Global mining giant Glencore reported a mixed performance in its base metals production for the third quarter of 2024. While the company saw a decline in the output of several key metals, its ferro-chrome production experienced a sharp rise.

Base Metals Production Declines

  • Copper: Glencore produced 242,600 tonnes of refined copper in Q3 2024, marking a 2% decline compared to the same quarter last year. This brings the total for January-September 2024 to 705,200 tonnes, down 4% year-on-year, though the decrease was somewhat mitigated by the sale of the Cobar mine in Australia in June 2023.
  • Cobalt: Cobalt production also saw a 2% decline in Q3, totaling 10,600 tonnes. For January-September 2024, the total cobalt output fell by 18% to 26,500 tonnes, primarily due to reduced run rates at the Mutanda mine in the Democratic Republic of Congo, which adjusted operations in response to the challenging cobalt pricing environment.
  • Zinc: Zinc output decreased by 5% to 226,400 tonnes in Q3, and by 4% for the January-September period. Contributing to the decline was lower output from the Antamina mine in Peru, caused by mining sequences with lower zinc grades and higher copper grades, as well as operational disruptions due to a tropical cyclone at the McArthur River operation in Australia.
  • Nickel: Glencore's nickel production also saw a significant decrease of 18% to 18,100 tonnes in Q3. This was primarily driven by the transition of the Koniambo operation in New Caledonia into care and maintenance starting in February 2024. Despite a slight increase in output from the Murrin Murrin mine in Australia, total nickel production for January-September 2024 fell 9% year-on-year to 62,300 tonnes.

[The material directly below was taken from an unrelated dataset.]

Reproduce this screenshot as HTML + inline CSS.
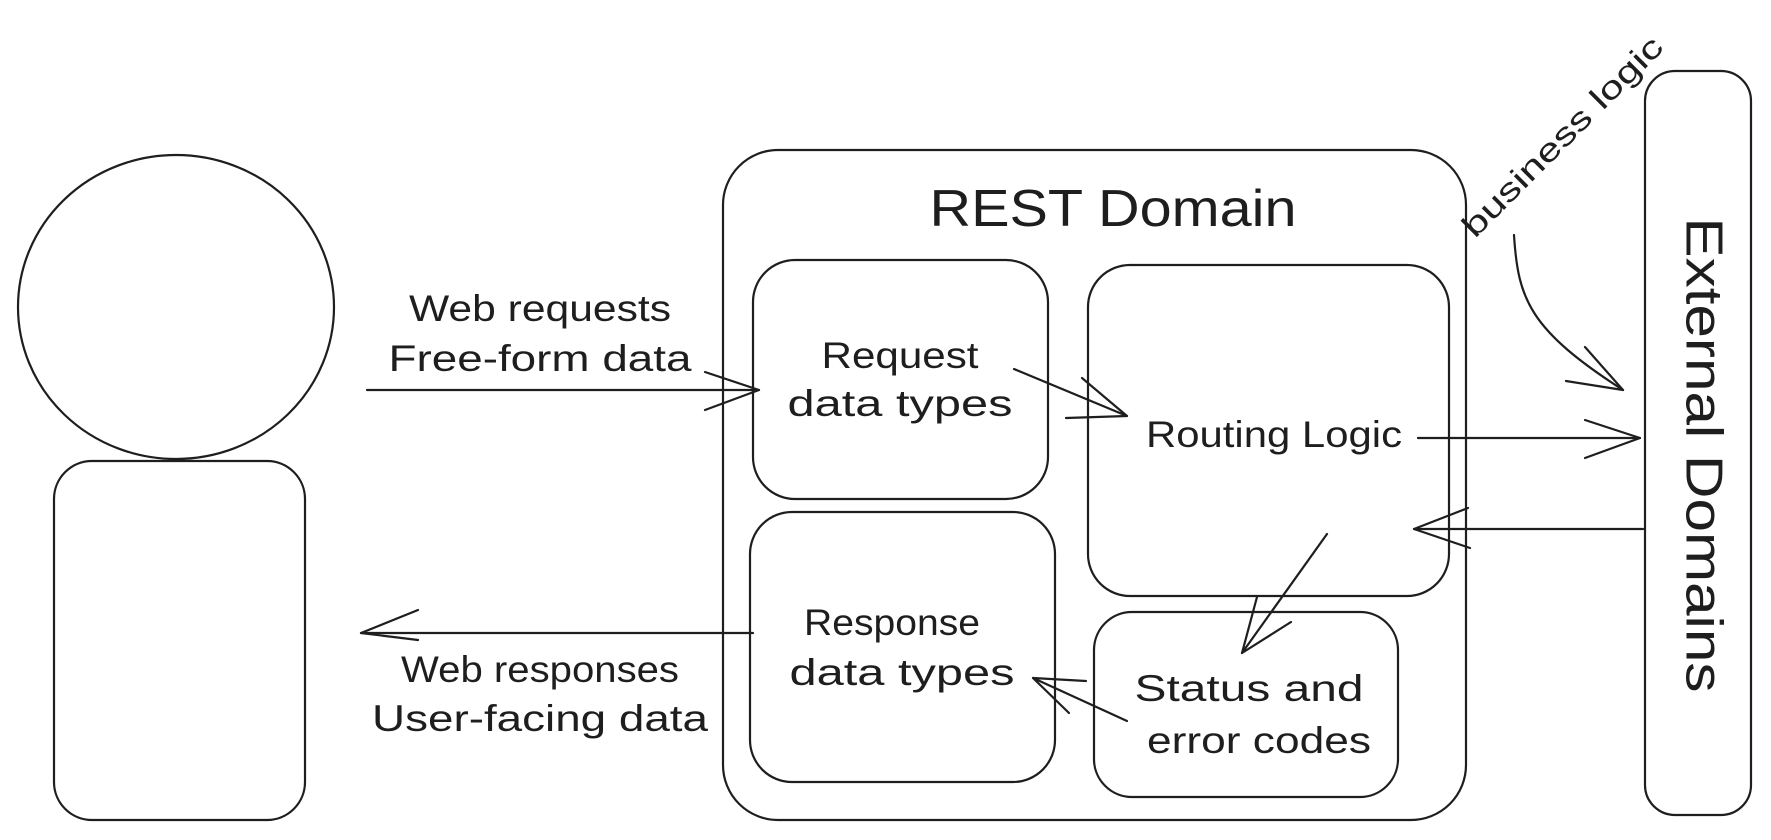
<!DOCTYPE html>
<html><head><meta charset="utf-8"><style>
html,body{margin:0;padding:0;background:#fff;width:1771px;height:840px;overflow:hidden}
svg text{font-family:"Liberation Sans",sans-serif;fill:#1e1e1e}
</style></head><body>
<svg width="1771" height="840" viewBox="0 0 1771 840" xmlns="http://www.w3.org/2000/svg">
<g fill="none" stroke="#1e1e1e" stroke-width="2.2" stroke-linecap="round" stroke-linejoin="round">
<ellipse cx="176" cy="307" rx="158" ry="152"/>
<rect x="54" y="461" width="251" height="359" rx="38"/>
<rect x="723" y="150" width="743" height="670" rx="55"/>
<rect x="753" y="260" width="295" height="239" rx="42"/>
<rect x="1088" y="265" width="361" height="331" rx="42"/>
<rect x="750" y="512" width="305" height="270" rx="42"/>
<rect x="1094" y="612" width="304" height="185" rx="38"/>
<rect x="1645" y="71" width="106" height="744" rx="30"/>
<path d="M367 390 L759 390"/><path d="M705 372 L759 390 L705 410"/>
<path d="M753 633 L361 633"/><path d="M418 610 L361 633 L418 640"/>
<path d="M1418 438 L1640 438"/><path d="M1585 420 L1640 438 L1585 458"/>
<path d="M1643 529 L1414 529"/><path d="M1468 508 L1414 529 L1470 548"/>
<path d="M1014 369 L1127 416"/><path d="M1066 418 L1127 416 L1082 378"/>
<path d="M1327 534 L1242 653"/><path d="M1257 597 L1242 653 L1291 622"/>
<path d="M1127 721 L1033 678"/><path d="M1086 681 L1033 678 L1069 713"/>
<path d="M1514 235 C1518 300 1530 330 1623 390"/><path d="M1585 347 L1623 390 L1566 381"/>
</g>
<text x="1113" y="226" font-size="52" text-anchor="middle" textLength="367" lengthAdjust="spacingAndGlyphs">REST Domain</text>
<g font-size="37" text-anchor="middle">
<text x="540" y="321" textLength="262" lengthAdjust="spacingAndGlyphs">Web requests</text>
<text x="540" y="371" textLength="303" lengthAdjust="spacingAndGlyphs">Free-form data</text>
<text x="540" y="682" textLength="278" lengthAdjust="spacingAndGlyphs">Web responses</text>
<text x="540" y="731" textLength="336" lengthAdjust="spacingAndGlyphs">User-facing data</text>
<text x="900" y="368" textLength="157" lengthAdjust="spacingAndGlyphs">Request</text>
<text x="900" y="416" textLength="225" lengthAdjust="spacingAndGlyphs">data types</text>
<text x="1274" y="447" textLength="256" lengthAdjust="spacingAndGlyphs">Routing Logic</text>
<text x="892" y="635" textLength="176" lengthAdjust="spacingAndGlyphs">Response</text>
<text x="902" y="685" textLength="225" lengthAdjust="spacingAndGlyphs">data types</text>
<text x="1249" y="701" textLength="229" lengthAdjust="spacingAndGlyphs">Status and</text>
<text x="1259" y="753" textLength="224" lengthAdjust="spacingAndGlyphs">error codes</text>
</g>
<text x="1700" y="455" font-size="52" text-anchor="middle" transform="rotate(90 1700 455)" dominant-baseline="middle" textLength="475" lengthAdjust="spacingAndGlyphs">External Domains</text>
<text x="1564" y="138" font-size="32" text-anchor="middle" transform="rotate(-45 1564 138)" dominant-baseline="middle" textLength="269" lengthAdjust="spacingAndGlyphs">business logic</text>
</svg>
</body></html>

Ferro-Chrome Production Surge

In a positive development, Glencore's ferro-chrome production surged by 89% in Q3 2024, reaching 295,000 tonnes. This helped bring the total for January-September to 894,000 tonnes, up 2% compared to the same period in 2023. This increase is especially notable after a 16% decline in ferro-chrome production during the first half of 2024, attributed to the continued idling of the Rustenburg smelter. Glencore did not specify whether the surge in Q3 ferro-chrome production was due to the restart of the Rustenburg smelter, but the company indicated that higher production rates and fewer offline days at its other smelter complexes in South Africa may have contributed to the positive results.